One pill box had us pinne down with machine gun fire so we couldn't cross an open spot to get to it, and one our guys an Indian boy from Montana by the name of Mix crawled almost 100 yards under the fire and lobbed a grenade thru the port hole slit in the pill box, killing all inside and letting advance another 100 yards. I think he got the silver star for that action but I never heard for sure.
Almost two thirds of the way up the Island we were paired off in twos in our sandy fox holes and a one guy kept watch the other could sleep. Our sleep was forever getting interrupted by someone slipping along crawling toward our supplies of food and water, and by the eerie light of our flares -shooting was sporadic all night. Toward the end though we would be rushed by groups of 10, 20 and 100 trying to break out resulting in viscous fire fights.

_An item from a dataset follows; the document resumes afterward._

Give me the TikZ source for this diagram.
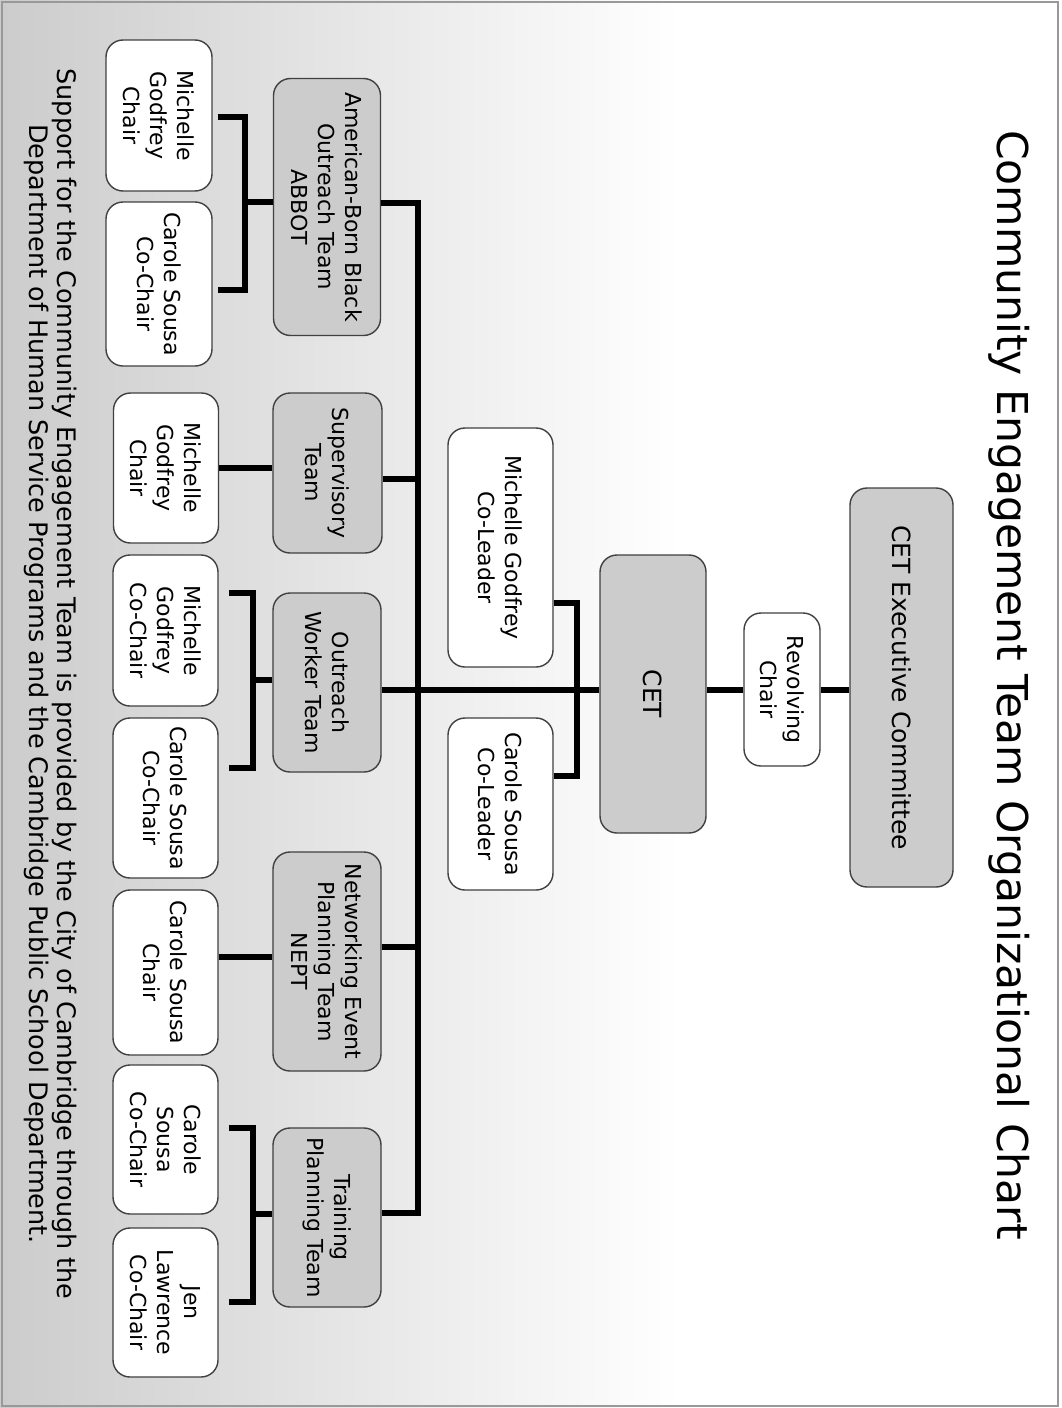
\documentclass[tikz,border=0pt]{standalone}
\usepackage{fontspec}
\setmainfont{DejaVu Sans}
\usetikzlibrary{calc}
\tikzset{
  box/.style={draw=black!75, line width=1.4pt, rounded corners=17pt, align=center,
    inner sep=0pt, rotate=-90, font=\fontsize{22}{27}\selectfont},
  gbox/.style={box, fill=black!20},
  wbox/.style={box, fill=white},
  big/.style={font=\fontsize{25}{30}\selectfont},
  conn/.style={line width=6pt, line join=miter, line cap=butt},
}
\begin{document}
\begin{tikzpicture}[x=1pt,y=1pt]
\useasboundingbox (0,0) rectangle (1062,-1408);
% background
\shade[left color=black!20, right color=white] (0,0) rectangle (680,-1408);
\fill[white] (680,0) rectangle (1062,-1408);
\draw[black!40, line width=2pt] (2,-2) rectangle (1058,-1406);

% title and footer
\node[rotate=-90, anchor=base, inner sep=0pt, font=\fontsize{42.5}{50}\selectfont] (title) at (997,-685)
  {Community Engagement Team Organizational Chart};
\node[rotate=-90, anchor=center, align=center, inner sep=0pt, font=\fontsize{25.5}{28}\selectfont] (foot) at (51,-684)
  {Support for the Community Engagement Team is provided by the City of Cambridge through the\\
   Department of Human Service Programs and the Cambridge Public School Department.};

% top levels
\node[gbox, big, minimum width=399pt, minimum height=103pt] (exec) at (901.5,-687.5) {CET Executive Committee};
\node[wbox, minimum width=153pt, minimum height=76pt] (rev) at (782,-689.5) {Revolving\\Chair};
\node[gbox, big, minimum width=278pt, minimum height=106pt] (cet) at (653,-694) {CET};
\node[wbox, minimum width=239pt, minimum height=105pt] (mgl) at (500.5,-547.5) {Michelle Godfrey\\Co-Leader};
\node[wbox, minimum width=172pt, minimum height=105pt] (csl) at (500.5,-804) {Carole Sousa\\Co-Leader};

% teams
\node[gbox, minimum width=257pt, minimum height=107pt] (abbot) at (327,-207) {American-Born Black\\Outreach Team\\ABBOT};
\node[gbox, minimum width=160pt, minimum height=109pt] (sup) at (327.5,-473) {Supervisory\\Team};
\node[gbox, minimum width=179pt, minimum height=108pt] (ow) at (327,-682.5) {Outreach\\Worker Team};
\node[gbox, minimum width=219pt, minimum height=108pt] (nept) at (327,-961.5) {Networking Event\\Planning Team\\NEPT};
\node[gbox, minimum width=179pt, minimum height=108pt] (train) at (327,-1217.5) {Training\\Planning Team};

% members
\node[wbox, minimum width=151pt, minimum height=106pt] (ab1) at (159,-115.5) {Michelle\\Godfrey\\Chair};
\node[wbox, minimum width=164pt, minimum height=106pt] (ab2) at (159,-284) {Carole Sousa\\Co-Chair};
\node[wbox, minimum width=150pt, minimum height=105pt] (sup1) at (166,-468) {Michelle\\Godfrey\\Chair};
\node[wbox, minimum width=151pt, minimum height=105pt] (ow1) at (165.5,-630.5) {Michelle\\Godfrey\\Co-Chair};
\node[wbox, minimum width=160pt, minimum height=105pt] (ow2) at (165.5,-798) {Carole Sousa\\Co-Chair};
\node[wbox, minimum width=165pt, minimum height=105pt] (nept1) at (165.5,-972.5) {Carole Sousa\\Chair};
\node[wbox, minimum width=149pt, minimum height=105pt] (tr1) at (165.5,-1139.5) {Carole\\Sousa\\Co-Chair};
\node[wbox, minimum width=149pt, minimum height=105pt] (tr2) at (165.5,-1302.5) {Jen\\Lawrence\\Co-Chair};

% junction coordinates
\coordinate (busTop) at (418,-203);
\coordinate (busBot) at (418,-1213);
\coordinate (cline) at (418,-690);
\coordinate (bSup) at (418,-479);
\coordinate (bNept) at (418,-947);
\coordinate (clT) at (577,-603);
\coordinate (clB) at (577,-776);
\coordinate (nLink) at (245,-957);
\coordinate (abT) at (245,-117);
\coordinate (abB) at (245,-290);
\coordinate (abM) at (245,-202);
\coordinate (owT) at (253,-593);
\coordinate (owB) at (253,-768);
\coordinate (owM) at (253,-680);
\coordinate (trT) at (253,-1128);
\coordinate (trB) at (253,-1302);
\coordinate (trM) at (253,-1214);

% connectors
\draw[conn] (exec.south |- cline) -- (rev.north |- cline);
\draw[conn] (rev.south |- cline) -- (cet.north |- cline);
\draw[conn] (cet.south |- cline) -- (ow.north |- cline);
\draw[conn] (mgl.north |- clT) -- (clT) -- (clB) -- (csl.north |- clB);
\draw[conn] (abbot.north |- busTop) -- (busTop) -- (busBot) -- (train.north |- busBot);
\draw[conn] (sup.north |- bSup) -- (bSup);
\draw[conn] (nept.north |- bNept) -- (bNept);
\draw[conn] (sup1.north) -- (sup1.north -| sup.south);
\draw[conn] (nept1.north |- nLink) -- (nept.south |- nLink);
\draw[conn] ($(ab1.north |- abT)+(5,0)$) -- (abT) -- (abB) -- ($(ab2.north |- abB)+(5,0)$);
\draw[conn] (abM) -- (abbot.south |- abM);
\draw[conn] ($(ow1.north |- owT)+(10,0)$) -- (owT) -- (owB) -- ($(ow2.north |- owB)+(10,0)$);
\draw[conn] (owM) -- (ow.south |- owM);
\draw[conn] ($(tr1.north |- trT)+(10,0)$) -- (trT) -- (trB) -- ($(tr2.north |- trB)+(10,0)$);
\draw[conn] (trM) -- (train.south |- trM);
\end{tikzpicture}
\end{document}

One day my buddy from New York, Homer Davis and I got pinned down and couldn't get out of our fox hole. The Japs were firing all the mortars and rockets they had left and were keeping us pinned down. All we had to eat was canned cheese. We ate cheese for two days.
We had a wicked fire fight one night about 2 AM. About 400 Japs charge thru a thicket of small trees just ahead of us right at our front line. The brunt of the chare hit the 4th Marines on our right and almost a 100 headed into us. We fired at every shadow from the flares overhead for about 2 hours and then it tapered off to just an occasional burst of fire here and there. Next daylight we scouted on up three trees and saw dead bodies stacked up like cord wood in front of us. The closest in front of me had a beautiful cow hide pack and a Jap flag inside his helmet. I still have his pack but lost the flag after all these years.
We followed the flame-throwers on up the Island as they fired into the hundreds of caves, and we fired as they scrambled out of their holes like ants.
When we reached the farthest point of the Island all organized resistance was over and it was just mopping up and blowing up the caves and pill boxes. Our company captain gave me a dispatch case with information on all the guys in our outfit that had been killed or wounded and was told to catch the first boat going back to Guam and deliver the information to our Regimental Headquarters back there.
I caught a LCVI (Landing Craft Vehicle Infarty?) and we sailed back to Guam. I caught a ride with a truck headed over to the other side of the island where our rear echelon was still in camp. The truck let me off at the front of a palm grove and I started walking back up to our tent city. When the group that were left behind in our rear echelon saw me coming up the road alone a cry went up and the guys came running down the road to meet me saying, "Where is the rest of the outfit?" "Are you the only one left Fecht?" "We've been listening to the battle on the radio, did everyone else get killed?" It took me a few minutes to quiet them down and reassure them that most of our buddies made it ok.
The Battle of Iwo Jima gave me enough combat points to gain a furlough back in the Sates and home for awhile. I spent the next three weeks saying goodbye to all my buddies and the native families that I had met there on Guam."